Prompt =>
Search the listing below for the string "React" and copy every line where it occurs.

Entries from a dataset
::::::

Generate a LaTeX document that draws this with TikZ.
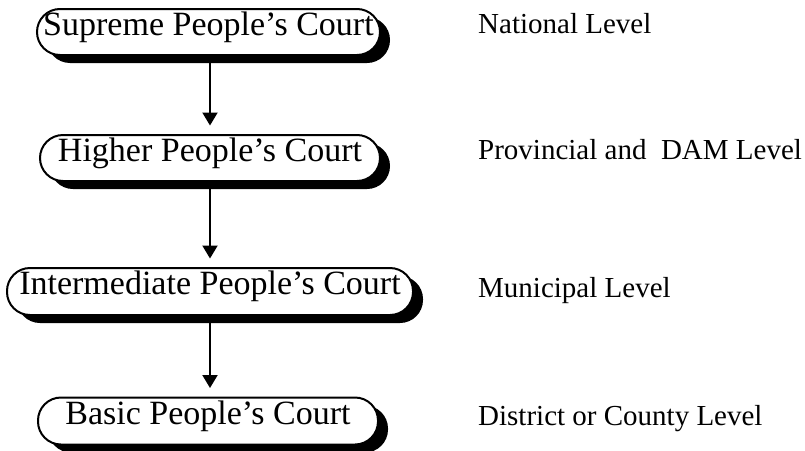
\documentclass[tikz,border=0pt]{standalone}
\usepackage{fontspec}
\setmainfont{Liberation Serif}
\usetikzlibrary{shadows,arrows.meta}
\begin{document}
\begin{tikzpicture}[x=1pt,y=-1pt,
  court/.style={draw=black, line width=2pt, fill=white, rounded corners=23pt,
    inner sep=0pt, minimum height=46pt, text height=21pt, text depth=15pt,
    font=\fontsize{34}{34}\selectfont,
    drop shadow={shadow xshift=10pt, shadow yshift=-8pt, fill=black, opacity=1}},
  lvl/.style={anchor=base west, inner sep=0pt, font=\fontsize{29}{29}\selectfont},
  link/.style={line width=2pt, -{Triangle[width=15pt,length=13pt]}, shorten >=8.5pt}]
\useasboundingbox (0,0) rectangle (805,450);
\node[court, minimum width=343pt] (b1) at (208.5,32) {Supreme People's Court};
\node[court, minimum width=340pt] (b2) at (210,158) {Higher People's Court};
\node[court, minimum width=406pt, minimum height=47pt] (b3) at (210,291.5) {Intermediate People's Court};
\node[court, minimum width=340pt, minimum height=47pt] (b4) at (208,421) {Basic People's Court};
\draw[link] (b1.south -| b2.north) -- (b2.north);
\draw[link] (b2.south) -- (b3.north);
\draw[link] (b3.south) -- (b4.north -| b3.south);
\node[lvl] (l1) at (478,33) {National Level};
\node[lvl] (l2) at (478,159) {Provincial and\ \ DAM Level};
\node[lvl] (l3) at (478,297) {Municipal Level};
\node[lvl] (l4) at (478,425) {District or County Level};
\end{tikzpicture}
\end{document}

::::::

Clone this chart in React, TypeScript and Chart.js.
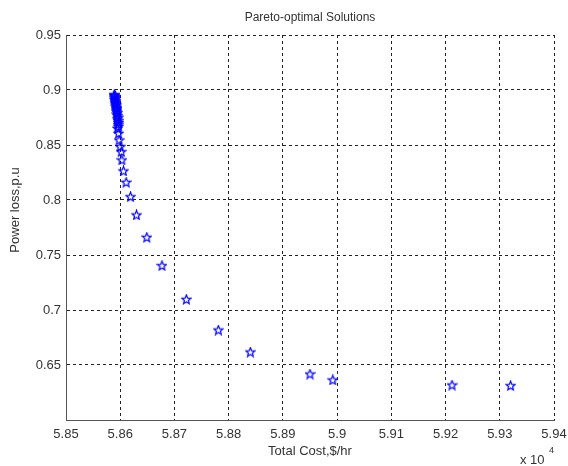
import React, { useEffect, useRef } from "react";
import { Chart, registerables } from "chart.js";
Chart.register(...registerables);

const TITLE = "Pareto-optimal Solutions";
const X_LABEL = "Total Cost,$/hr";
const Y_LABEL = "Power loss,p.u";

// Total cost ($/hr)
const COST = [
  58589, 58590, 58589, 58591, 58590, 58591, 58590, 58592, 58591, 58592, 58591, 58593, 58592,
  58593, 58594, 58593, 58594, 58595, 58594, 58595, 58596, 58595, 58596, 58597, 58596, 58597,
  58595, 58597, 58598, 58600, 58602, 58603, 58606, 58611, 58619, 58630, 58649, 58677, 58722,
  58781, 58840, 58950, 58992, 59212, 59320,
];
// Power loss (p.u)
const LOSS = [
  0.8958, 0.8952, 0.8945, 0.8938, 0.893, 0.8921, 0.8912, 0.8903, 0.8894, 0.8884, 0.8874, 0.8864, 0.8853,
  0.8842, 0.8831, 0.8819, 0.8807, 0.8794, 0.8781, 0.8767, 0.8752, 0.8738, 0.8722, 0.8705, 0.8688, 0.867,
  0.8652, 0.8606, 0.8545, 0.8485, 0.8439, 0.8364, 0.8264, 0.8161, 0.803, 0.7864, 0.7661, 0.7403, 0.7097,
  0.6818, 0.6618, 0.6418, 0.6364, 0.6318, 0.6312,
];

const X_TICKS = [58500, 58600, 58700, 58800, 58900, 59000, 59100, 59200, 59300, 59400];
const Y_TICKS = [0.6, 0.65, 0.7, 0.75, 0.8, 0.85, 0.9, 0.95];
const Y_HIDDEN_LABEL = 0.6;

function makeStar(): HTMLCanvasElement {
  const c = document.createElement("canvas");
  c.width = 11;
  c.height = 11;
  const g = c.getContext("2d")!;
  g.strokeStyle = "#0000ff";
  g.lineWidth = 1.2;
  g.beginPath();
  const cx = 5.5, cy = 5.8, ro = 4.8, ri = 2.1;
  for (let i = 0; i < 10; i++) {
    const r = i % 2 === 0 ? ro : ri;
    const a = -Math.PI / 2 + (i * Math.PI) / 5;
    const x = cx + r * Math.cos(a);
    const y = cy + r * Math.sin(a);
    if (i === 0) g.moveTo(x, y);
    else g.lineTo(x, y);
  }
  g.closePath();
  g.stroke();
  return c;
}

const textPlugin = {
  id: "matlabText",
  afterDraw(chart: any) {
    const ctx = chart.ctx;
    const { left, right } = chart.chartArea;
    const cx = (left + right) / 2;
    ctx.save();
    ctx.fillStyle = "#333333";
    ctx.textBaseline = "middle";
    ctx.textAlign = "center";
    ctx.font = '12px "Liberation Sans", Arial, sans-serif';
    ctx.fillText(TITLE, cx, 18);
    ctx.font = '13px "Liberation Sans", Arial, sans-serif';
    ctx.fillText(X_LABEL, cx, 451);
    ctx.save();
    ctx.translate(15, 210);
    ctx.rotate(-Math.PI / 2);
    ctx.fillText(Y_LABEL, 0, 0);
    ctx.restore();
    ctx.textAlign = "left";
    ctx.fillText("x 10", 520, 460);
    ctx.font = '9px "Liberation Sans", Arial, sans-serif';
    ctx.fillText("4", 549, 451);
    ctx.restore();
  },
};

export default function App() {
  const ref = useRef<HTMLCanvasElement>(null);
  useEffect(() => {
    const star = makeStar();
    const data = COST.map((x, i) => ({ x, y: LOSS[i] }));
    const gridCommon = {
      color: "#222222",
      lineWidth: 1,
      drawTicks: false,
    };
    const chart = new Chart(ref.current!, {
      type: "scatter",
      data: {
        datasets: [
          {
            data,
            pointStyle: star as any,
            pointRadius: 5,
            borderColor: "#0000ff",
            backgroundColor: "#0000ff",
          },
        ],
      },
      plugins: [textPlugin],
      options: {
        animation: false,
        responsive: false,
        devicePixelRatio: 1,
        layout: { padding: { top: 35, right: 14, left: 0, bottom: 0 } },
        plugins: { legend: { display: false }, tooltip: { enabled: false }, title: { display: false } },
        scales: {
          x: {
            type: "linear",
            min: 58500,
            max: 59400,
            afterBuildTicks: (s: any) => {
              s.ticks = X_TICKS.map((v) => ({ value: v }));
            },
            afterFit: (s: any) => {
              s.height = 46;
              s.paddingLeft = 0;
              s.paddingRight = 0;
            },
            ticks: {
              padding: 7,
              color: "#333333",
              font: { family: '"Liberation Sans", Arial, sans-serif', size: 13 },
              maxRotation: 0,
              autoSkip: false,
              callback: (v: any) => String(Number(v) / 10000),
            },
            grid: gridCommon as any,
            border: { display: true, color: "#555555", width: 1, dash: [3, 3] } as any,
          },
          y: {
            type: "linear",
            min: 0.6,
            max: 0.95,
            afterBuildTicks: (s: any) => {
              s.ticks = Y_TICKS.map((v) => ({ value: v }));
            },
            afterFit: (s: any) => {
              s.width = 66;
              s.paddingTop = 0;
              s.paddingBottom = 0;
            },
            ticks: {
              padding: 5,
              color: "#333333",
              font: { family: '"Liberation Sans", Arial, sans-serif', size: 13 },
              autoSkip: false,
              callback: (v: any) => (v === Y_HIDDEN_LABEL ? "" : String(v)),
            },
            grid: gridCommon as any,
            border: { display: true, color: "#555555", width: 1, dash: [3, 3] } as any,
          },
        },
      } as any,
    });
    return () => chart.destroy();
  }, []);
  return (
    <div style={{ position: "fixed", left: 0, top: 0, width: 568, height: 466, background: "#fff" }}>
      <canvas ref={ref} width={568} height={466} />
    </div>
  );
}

::::::

Result below =>
Clone this chart in React, TypeScript and Chart.js.
import React, { useEffect, useRef } from "react";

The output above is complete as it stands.